Personal information
- Nationality: Japanese
- Born: 16 July 1980 (age 45) Matsuyama, Ehime, Japan
- Hometown: Tokyo, Japan
- Height: 182 cm (6 ft 0 in)
- Weight: 75 kg (165 lb)
- Spike: 315 cm (124 in)
- Block: 305 cm (120 in)

Coaching information
Previous teams coached
| Years | Teams |
| 2018–2021 | JTEKT Stings |

Volleyball information
- Position: Setter

Career
| Years | Teams |
| 2006–2009 | Blue Rockets Tokyo |
| 2009–2018 | JTEKT Stings |

National team
| 2014, 2016 | Japan |

= Shinji Takahashi (volleyball) =

Japanese volleyball player (born 1980)

Shinji Takahashi (髙橋 慎治, Takahashi Shinji) is a retired Japanese male volleyball player and was part of the Japan men's national volleyball team.
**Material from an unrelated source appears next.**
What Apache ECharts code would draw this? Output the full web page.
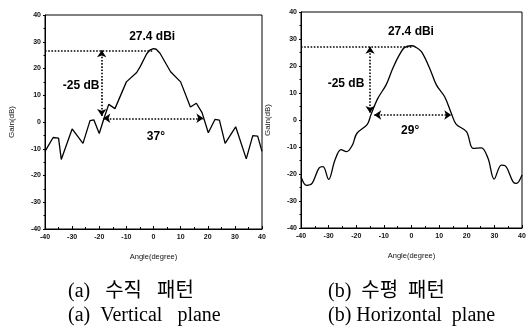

He started to be the head coach for JTEKT Stings in V.League Division 1 since 2018–19 season until 2020–21 season. He led the team won the first V.League 1 title of the club's history in 2020 and the Emperor's Cup title in 2021. Currently, he is being a management staff of the team.

== Awards ==
=== Personal ===
- 2019–20 V.League 1 — Yasutaka Matsudaira Award (松平康隆賞), given to the coach of the championship team, with JTEKT Stings
- 2019–20 V.League 1 — Director Award, with JTEKT Stings

=== Coaching club teams ===
- 2019–20 V.League 1 — Champion, with JTEKT Stings
- 2020–21 Japanese Emperor's Cup — Champion, with JTEKT Stings

==Personal life==
His younger brother, Kozo Takahashi, was also a part of Japan men's national volleyball team and he already retired.